We need to step back from this planning assumption of "complexity." It has become a "fact" and frankly I believe that it is a position that was reasonably come to, but that lacks merit when one makes the effort to remove themselves from the biases associated with history and nature of such intervention operations.


The law is very complex (I am still recovering from the mental abuse of law school). Justice, however is very simple. Even the smallest child appreciates instinctively when they have experienced either justice, or injustice. It is how one feels about how the rule of law is applied to them. While there are certainly variations shaped by personal opinion, understanding of the facts, culture, position, etc; these all fall within a fairly narrow band that we all instinctively understand.

How to bring the rule of law to a place like Afghanistan is indeed a daunting challenge. It is both complex and complicated. It is also not required for effective COIN.

What is required is to seek to bring perceptions of Justice to that segment of the populace that is the base of support (the bulk of that popular iceberg that floats beneath the surface of any such movement) for the insurgency (that glaring tip that protrudes disturbingly from the surface).

We know as fact that this populace perceives that they receive greater justice from the Taliban application of the rule of law (a harsh, outdated form of Sharia held in great disdain by the West) than they do from GIRoA's application of the rule of law (a West-approved, modern, kinder, gentler form of law). Why is that??

For one, it is certain. For another it is timely. For another it is available. Does anyone believe that it is easier or safer for a Taliban tribunal to travel to some village, hunted by the full strength and capacity of the ISAF coalition, to enforce the law than it is for a GIRoA tribunal protected by the same??

No. What makes it complex and complicated is that we focus on the wrong things. We believe that we must first secure the village before we can bring justice to the village. We believe, in essence, that we must "destroy the village to save the village." That is some sad, misguided thinking that sounds wrong because it is wrong.

No, we must bring justice to the village in order to be able to secure it. This means we must secure the justice system to allow it to exist and function in a hostile environment, just as the Taliban do. If the system proves itself to bring better law and greater justice under the law, then it will out-compete and prevail over the Taliban offering. Simple.

How do we do this?

1. Shift development efforts to building secure justice centers in key locations. These must not only house adequate office and court space, but also living space for the justice staff (think about our own bases there and the US Embassy in Kabul)

2. Then we must shift security to prioritize securing these facilities and providing secure means for the populace to file their cases and to travel to the justice facilities.

3. We must focus capacity building on training the staff, from the highest judge, to the lowest clerk, how how to perform their jobs. Not how to apply our law, they have their own.

4. We must pay these brave citizens a wage that makes taking on such dangerous and essential duties worthwhile; and that also immunizes them from excessive corruption that could rob the legal system of justice.
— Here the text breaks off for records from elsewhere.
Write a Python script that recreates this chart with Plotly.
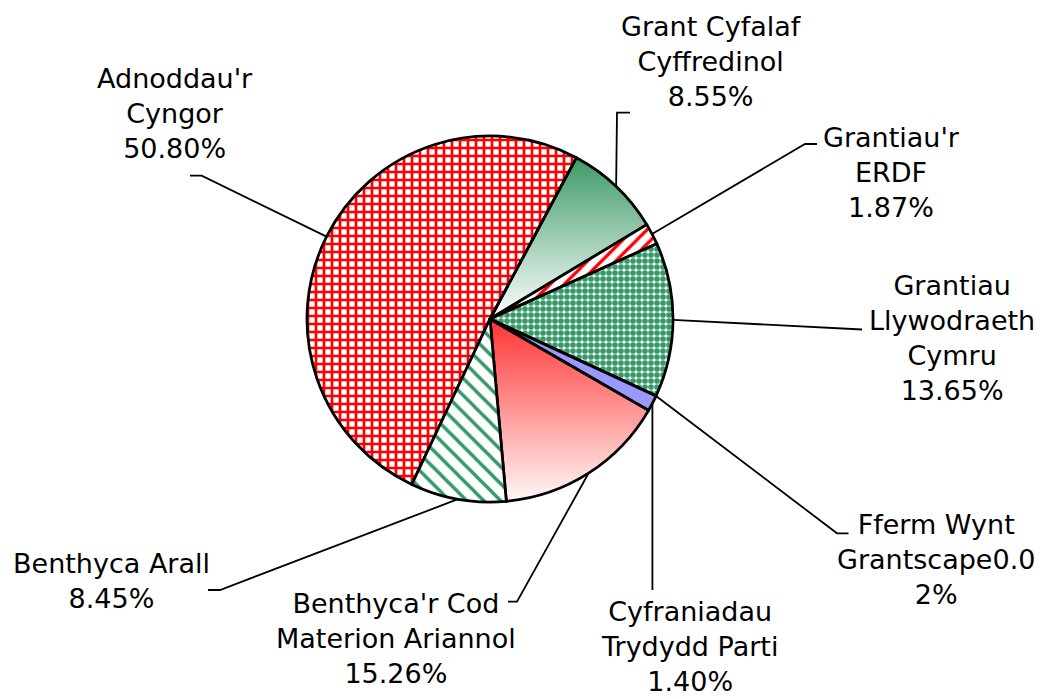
import math
import plotly.graph_objects as go

# ---------------- data ----------------
categories = [
    "Adnoddau'r Cyngor",
    "Grant Cyfalaf Cyffredinol",
    "Grantiau'r ERDF",
    "Grantiau Llywodraeth Cymru",
    "Fferm Wynt Grantscape",
    "Cyfraniadau Trydydd Parti",
    "Benthyca'r Cod Materion Ariannol",
    "Benthyca Arall",
]
shares = [50.80, 8.55, 1.87, 13.65, 0.02, 1.40, 15.26, 8.45]
label_lines = [
    ["Adnoddau'r", "Cyngor", "50.80%"],
    ["Grant Cyfalaf", "Cyffredinol", "8.55%"],
    ["Grantiau'r", "ERDF", "1.87%"],
    ["Grantiau", "Llywodraeth", "Cymru", "13.65%"],
    ["Fferm Wynt", "Grantscape0.0", "2%"],
    ["Cyfraniadau", "Trydydd Parti", "1.40%"],
    ["Benthyca'r Cod", "Materion Ariannol", "15.26%"],
    ["Benthyca Arall", "8.45%"],
]

# ---------------- layout / style ----------------
W, H = 1052, 699
CX, CY, R = 490.0, 319.0, 183.0      # pie centre and radius in pixels
ROT = 205.3                           # start angle of first slice (deg clockwise from 12 o'clock)

slice_colors = ["white", "rgba(0,0,0,0)", "white", "white", "#9999FF", "#9999FF",
                "rgba(0,0,0,0)", "white"]
pat_shapes = ["+", "", "/", ".", "", "", "", "\\"]
pat_fg = ["#FF0000", "#339966", "#FF0000", "#339966", "#9999FF", "#9999FF", "#FF0000", "#339966"]
pat_bg = ["white", "rgba(0,0,0,0)", "white", "white", "#9999FF", "#9999FF", "rgba(0,0,0,0)", "white"]
pat_size = [8, 8, 10, 6, 8, 8, 8, 12]
pat_solid = [0.55, 0.3, 0.32, 0.7, 0.3, 0.3, 0.3, 0.28]
# vertical gradient fills (bottom colour, top colour)
gradients = {1: ("#ffffff", "#3d9a67"), 6: ("#fff8f8", "#ff3333")}

# label block centres (pixels) and leader-line bends (pixels)
label_pos = [(175, 113), (711, 61), (891, 172), (952, 338),
             (936, 559), (689, 646), (396, 638), (111, 581)]
leader_bends = [
    [(201.7, 175.7), (190, 175.7)],
    [(617, 112.7), (630, 112.7)],
    [(805, 144), (817, 144)],
    [(850, 329.5), (862, 329.5)],
    [(837, 533.3), (848.5, 533.3)],
    [(652.4, 590)],
    [(517, 601.7), (508, 601.7)],
    [(220, 590), (208, 590)],
]
FONT = dict(family="DejaVu Sans", size=27, color="black")


def px2d(xp, yp):
    return (xp - CX) / R, (CY - yp) / R


def polar(deg, r=1.0):
    a = math.radians(deg)
    return r * math.sin(a), r * math.cos(a)


total = sum(shares)
starts, ends = [], []
cum = 0.0
for v in shares:
    a0 = ROT + cum / total * 360.0
    a1 = a0 + v / total * 360.0
    starts.append(a0)
    ends.append(a1)
    cum += v

fig = go.Figure()

# gradient-filled slices drawn as polygons beneath the (transparent) pie slices
for i, (c_lo, c_hi) in gradients.items():
    n = 80
    xs, ys = [0.0], [0.0]
    for k in range(n + 1):
        x, y = polar(starts[i] + (ends[i] - starts[i]) * k / n)
        xs.append(x)
        ys.append(y)
    xs.append(0.0)
    ys.append(0.0)
    fig.add_trace(go.Scatter(
        x=xs, y=ys, mode="lines", fill="toself", line=dict(width=0),
        fillgradient=dict(type="vertical", colorscale=[[0, c_lo], [1, c_hi]]),
        hoverinfo="skip", showlegend=False))

# leader lines
for i in range(len(shares)):
    mid = (starts[i] + ends[i]) / 2.0
    ex, ey = polar(mid)
    xs, ys = [ex], [ey]
    for (bx, by) in leader_bends[i]:
        dx, dy = px2d(bx, by)
        xs.append(dx)
        ys.append(dy)
    fig.add_trace(go.Scatter(x=xs, y=ys, mode="lines",
                             line=dict(color="black", width=1.8),
                             hoverinfo="skip", showlegend=False))

# the pie itself
fig.add_trace(go.Pie(
    values=shares, labels=categories, sort=False, direction="clockwise",
    rotation=ROT, textinfo="none", hoverinfo="label+percent", showlegend=False,
    marker=dict(colors=slice_colors, line=dict(color="black", width=2.8),
                pattern=dict(shape=pat_shapes, fgcolor=pat_fg, bgcolor=pat_bg,
                             size=pat_size, solidity=pat_solid, fillmode="replace")),
    domain=dict(x=[(CX - R) / W, (CX + R) / W],
                y=[(H - CY - R) / H, (H - CY + R) / H]),
))

# labels
for i, lines in enumerate(label_lines):
    ax, ay = px2d(*label_pos[i])
    fig.add_annotation(x=ax, y=ay, xref="x", yref="y", text="<br>".join(lines),
                       showarrow=False, xanchor="center", yanchor="middle",
                       align="center", font=FONT)

fig.update_layout(
    width=W, height=H, margin=dict(l=0, r=0, t=0, b=0),
    paper_bgcolor="white", plot_bgcolor="white", showlegend=False,
    xaxis=dict(range=[(0 - CX) / R, (W - CX) / R], visible=False, fixedrange=True),
    yaxis=dict(range=[(CY - H) / R, CY / R], visible=False, fixedrange=True),
)

fig.write_html("out.html", config={"displayModeBar": False},
               post_script="document.body.style.margin='0';"
                           "document.body.style.overflow='hidden';")
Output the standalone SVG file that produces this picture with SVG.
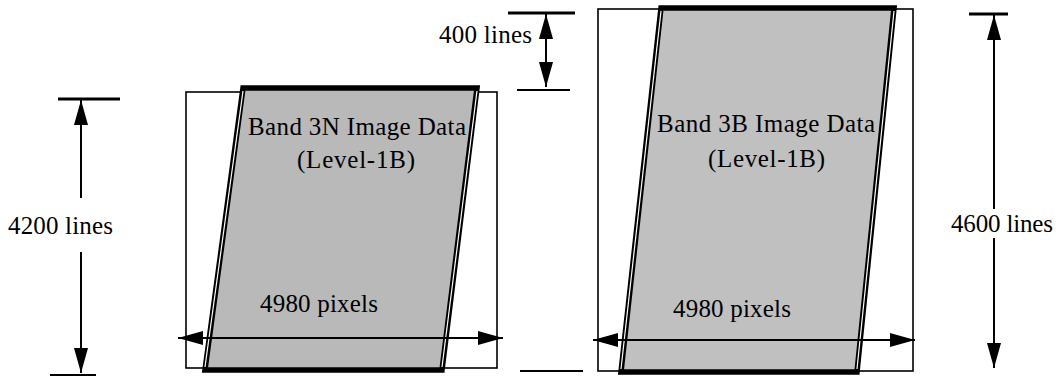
<svg xmlns="http://www.w3.org/2000/svg" width="1064" height="376" viewBox="0 0 1064 376">
<style>
.frame{fill:none;stroke:#000;stroke-width:1.6}
.img{fill:#c0c0c0;stroke:#000;stroke-width:5.5;stroke-linejoin:miter}
.inner{stroke:#fff;stroke-width:1.2}
.dim{stroke:#000;stroke-width:2;fill:none}
.tick{stroke:#000;stroke-width:2.8}
.t{font-family:'Liberation Serif','Times New Roman',serif;font-size:25px;fill:#000}
</style>
<defs>
<marker id="ah" markerUnits="userSpaceOnUse" markerWidth="26" markerHeight="16" refX="25" refY="8" orient="auto-start-reverse" viewBox="0 0 26 16">
<path d="M0,1 L25,8 L0,15 Z" fill="#000"/>
</marker>
</defs>
<g id="band3n">
<rect class="frame" x="186" y="92" width="311" height="276"/>
<polygon class="img" points="243,88 477,88 442,370 205,370" style="fill:#b9b9b9"/>
<line class="inner" x1="243" y1="91" x2="205" y2="367"/>
<line class="inner" x1="477" y1="91" x2="442" y2="367"/>
<text class="t" x="248" y="135" textLength="218" lengthAdjust="spacing">Band 3N Image Data</text>
<text class="t" x="297" y="168" textLength="118" lengthAdjust="spacing">(Level-1B)</text>
<text class="t" x="260" y="312" textLength="118" lengthAdjust="spacing">4980 pixels</text>
</g>
<g id="band3b">
<rect class="frame" x="598" y="9" width="315" height="362"/>
<polygon class="img" points="661,8 894,8 857,372 621,372"/>
<line class="inner" x1="661" y1="11" x2="621" y2="369"/>
<line class="inner" x1="894" y1="11" x2="857" y2="369"/>
<text class="t" x="657" y="132" textLength="218" lengthAdjust="spacing">Band 3B Image Data</text>
<text class="t" x="708" y="167" textLength="117" lengthAdjust="spacing">(Level-1B)</text>
<text class="t" x="673" y="317" textLength="118" lengthAdjust="spacing">4980 pixels</text>
</g>
<g id="dim4200">
<line class="tick" x1="58" y1="99" x2="120" y2="99"/>
<line class="dim" x1="50" y1="375" x2="96" y2="375"/>
<text class="t" x="8" y="234" textLength="105" lengthAdjust="spacing">4200 lines</text>
</g>
<g id="dim400">
<line class="tick" x1="508" y1="13" x2="575" y2="13"/>
<line class="dim" x1="517" y1="90" x2="570" y2="90"/>
<line class="dim" x1="520" y1="371" x2="583" y2="371"/>
<text class="t" x="439" y="43" textLength="93" lengthAdjust="spacing">400 lines</text>
</g>
<g id="dim4600">
<line class="tick" x1="969" y1="14" x2="1008" y2="14"/>
<text class="t" x="951" y="232" textLength="102" lengthAdjust="spacing">4600 lines</text>
</g>
<g id="connectors">
<line class="dim" x1="81" y1="198" x2="81" y2="100" marker-end="url(#ah)"/>
<line class="dim" x1="81" y1="252" x2="81" y2="373" marker-end="url(#ah)"/>
<line class="dim" x1="546" y1="14" x2="546" y2="87" marker-start="url(#ah)" marker-end="url(#ah)"/>
<line class="dim" x1="994" y1="209" x2="994" y2="15" marker-end="url(#ah)"/>
<line class="dim" x1="994" y1="238" x2="994" y2="368" marker-end="url(#ah)"/>
<line class="dim" x1="178" y1="338" x2="503" y2="338" marker-start="url(#ah)" marker-end="url(#ah)"/>
<line class="dim" x1="593" y1="340" x2="915" y2="340" marker-start="url(#ah)" marker-end="url(#ah)"/>
</g>
</svg>
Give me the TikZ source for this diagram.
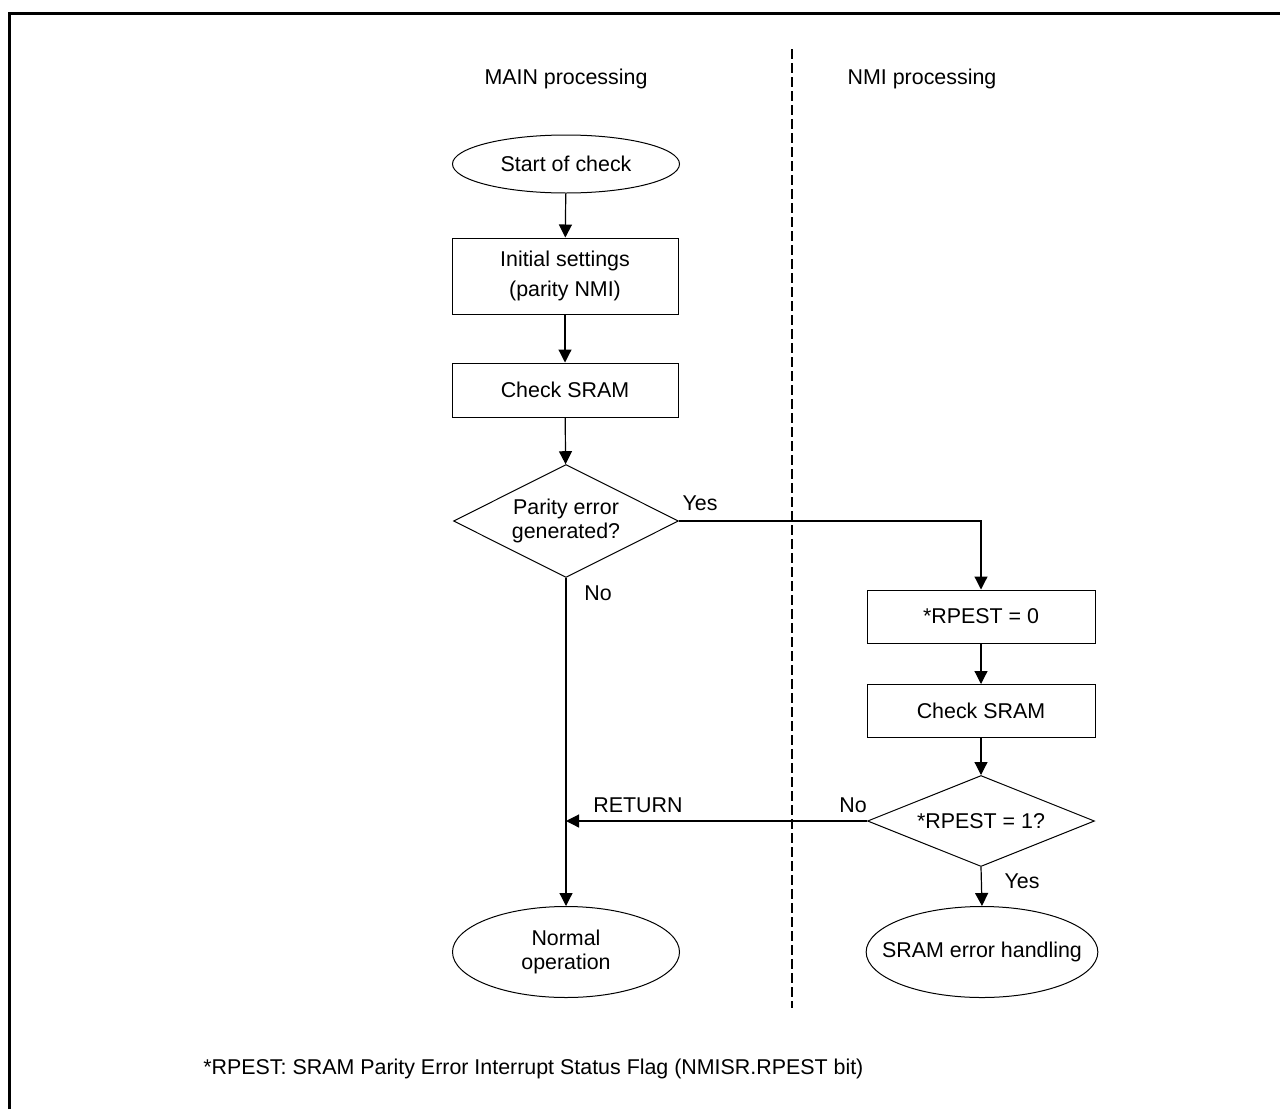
\documentclass[tikz,border=0pt]{standalone}
\usepackage{fontspec}
\setmainfont{Liberation Sans}
\usetikzlibrary{positioning,shapes.geometric,arrows.meta}

\tikzset{
  flowline/.style={line width=0.6pt},
  arr/.style={flowline,-{Triangle[length=6.5pt,width=6.5pt]}},
  process/.style={draw,line width=0.5pt,rectangle,minimum width=113pt,minimum height=26.5pt,inner sep=0pt,align=center},
  terminal/.style={draw,line width=0.5pt,ellipse,minimum width=113.5pt,minimum height=29pt,inner sep=0pt,align=center},
  decision/.style={draw,line width=0.5pt,diamond,aspect=2,inner sep=0pt,align=center},
  lbl/.style={inner sep=0pt}
}

\begin{document}
\begin{tikzpicture}[x=0.5pt,y=-0.5pt,font=\fontsize{10.7}{12}\selectfont]
    \useasboundingbox (0,0) rectangle (1280,1109);

    % Frame (top and left edges)
    \draw[line width=1.5pt] (9,1109) -- (9,13.5) -- (1280,13.5);

    % Lane titles and divider
    \node[lbl] (mainT) at (566,79) {MAIN processing};
    \node[lbl] (nmiT) at (922,79) {NMI processing};
    \coordinate (divTop) at (792,49);
    \coordinate (divBot) at (792,1008);
    \draw[line width=1pt,dash pattern=on 5pt off 2pt] (divTop) -- (divBot);

    % MAIN processing
    \node[terminal] (start) at (566,164) {Start of check};
    \node[process,minimum height=38pt,font=\fontsize{10.7}{15}\selectfont] (init) at (565,276) {Initial settings\\(parity NMI)};
    \node[process,minimum height=27pt] (chk) at (565,390) {Check SRAM};
    \node[decision,minimum width=112.5pt,minimum height=56.5pt] (parity) at (566,521) {Parity error\\generated?};
    \node[terminal,minimum height=45.5pt] (normal) at (566,952) {Normal\\operation};

    % NMI processing
    \node[process,minimum width=114pt] (clr) at (981,616.5) {*RPEST = 0};
    \node[process,minimum width=114pt] (chkN) at (981,711) {Check SRAM};
    \node[decision,minimum width=113.5pt,minimum height=45.5pt] (flag) at (981,821) {*RPEST = 1?};
    \node[terminal,inner xsep=-9pt,minimum width=115pt,minimum height=45.5pt] (errh) at (982,952) {SRAM error handling};

    % Connectors
    \draw[arr] (start) -- (init);
    \draw[arr] (init) -- (chk);
    \draw[arr] (chk) -- (parity);
    \draw[arr] (parity.south) -- (normal.north);
    \draw[arr] (parity.east) -| (clr.north);
    \draw[arr] (clr) -- (chkN);
    \draw[arr] (chkN) -- (flag);
    \draw[arr] (flag.west) -- (flag.west -| parity.south);
    \draw[arr] (flag.south) -- (errh.north);

    % Branch labels
    \node[lbl] (yes1) at (700,503) {Yes};
    \node[lbl] (no1) at (598,593) {No};
    \node[lbl] (ret) at (638,805) {RETURN};
    \node[lbl] (no2) at (853,805) {No};
    \node[lbl] (yes2) at (1022,881) {Yes};

    % Footnote
    \node[lbl,anchor=west] (note) at (203,1069) {*RPEST: SRAM Parity Error Interrupt Status Flag (NMISR.RPEST bit)};
\end{tikzpicture}
\end{document}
If a certain amount of corruption is part of local justice, then that from of corruption must be protected and allowed no matter how much it offends our modern sensibilities.

5. Next, we must take this show on the road. There must be a trusted and regular circuit court system that brings justice to the people. This too must be secured for it is a high value target for any insurgent. The operations of such a circuit court system should be so important that one might assign, say the entire Stryker BDE in RC-South to the sole mission of supporting circuit court operations. (Realizing that this would take them from the mission of protecting the convoys necessary to support our massive bases and Clear-Hold-Build operations; but then these would become much smaller and have a lower priority under a new "Simple" approach.)

6. Police are a critical part of such a justice operation. Prioritize police (who exist to promote justice) over the building of a national army (who exists to suppress the populace). They probably need to be recruited from across the land, employed locally, and organized in such a fashion as to owe their patronage to the level they operate, and not to Kabul.

Insurgency is simple. Justice is simple. What appears to be "hard" is our stubborn clinging to the archaic biases of our colonial history of such interventions. We do not need to control the outcome, we merely need to be seen as the one who helped bring about a new, and better stability. Such a perception among the people will ensure our influence with whatever government ultimately emerges.

And if that government commits itself to injustice as well? It too will soon fall prey to insurgency.